Furthermore, Ipsos MORI is part of the group of companies operating globally under the control of Ipsos SA, a French listed company (“Ipsos Group”).
Business sector and risks
Ipsos MORI operates in the market research and public opinion sector, as well as ancillary services. As such its supply chain for its main business operation is relatively straightforward. Management have identified data collection as the area with the greatest risk.
Ipsos Group was the first research business in the world to subscribe to the UN Global Compact.
Since 2008 Ipsos Group has subscribed to the UN Global Compact for respecting ten universal principles concerning human rights, labour, the environment and combating corruption. This commitment has also been incorporated into the Ipsos Group global policies (“The Green Book”, the Ipsos Professional Code of Conduct), and a “Book of Policies and Procedures”, all of which is supplemented by a whistle-blowing procedure.
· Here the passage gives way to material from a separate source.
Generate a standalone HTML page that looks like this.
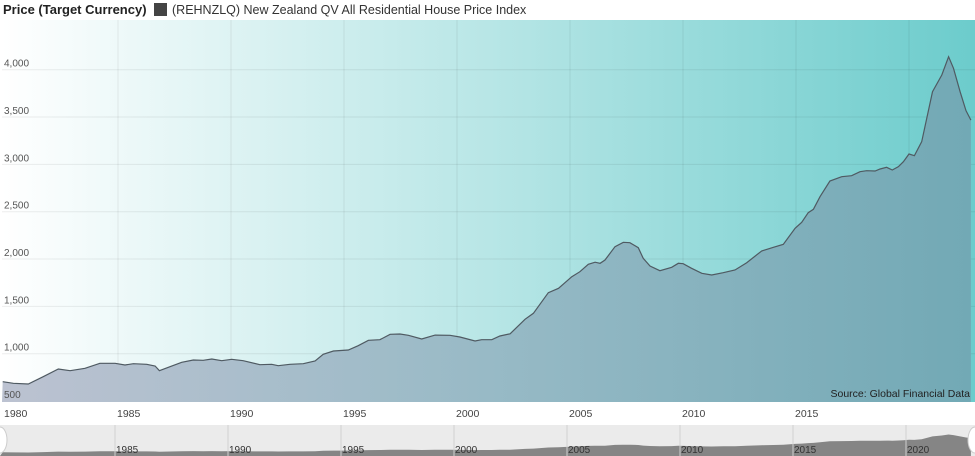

Ipsos MORI’s “Anti-Slavery Policy” has been in place since July 2016, supplementing the requirements set out in the Ipsos Group wide policies. All staff are required to comply with the policy and we have a zero-tolerance approach. We are committed to acting ethically and with integrity in all our business dealings and relationships and to implementing and enforcing effective systems and controls to ensure modern slavery is not taking place anywhere in our own business or any of our supply chains.
In order to reduce the risk identified in the data collection element of Ipsos MORI’s business, each 3rd party provider of data collection services undergoes a vetting process by Ipsos MORI’s internal Compliance Department before being accepted as a supplier. This initial vetting is then supplemented by random audits. Ipsos MORI is introducing a specific clause in its template supplier agreements requiring its suppliers to comply with the Modern Slavery Act; to implement controls to prevent modern slavery; and to notify Ipsos MORI if they become aware of any instances of modern slavery within their business or supply chains.
Both whistleblowing and supplier oversight are seen as key performance indicators to measure Ipsos MORI’s effectiveness in ensuring that slavery and human trafficking is not taking place in its business or supply chains.
Ipsos MORI is considering training certain staff to enable them to better recognise the risks of modern slavery and human trafficking in the supply chain.
This statement was approved by the Boards of Ipsos MORI UK Ltd and Market & Opinion Research International Ltd.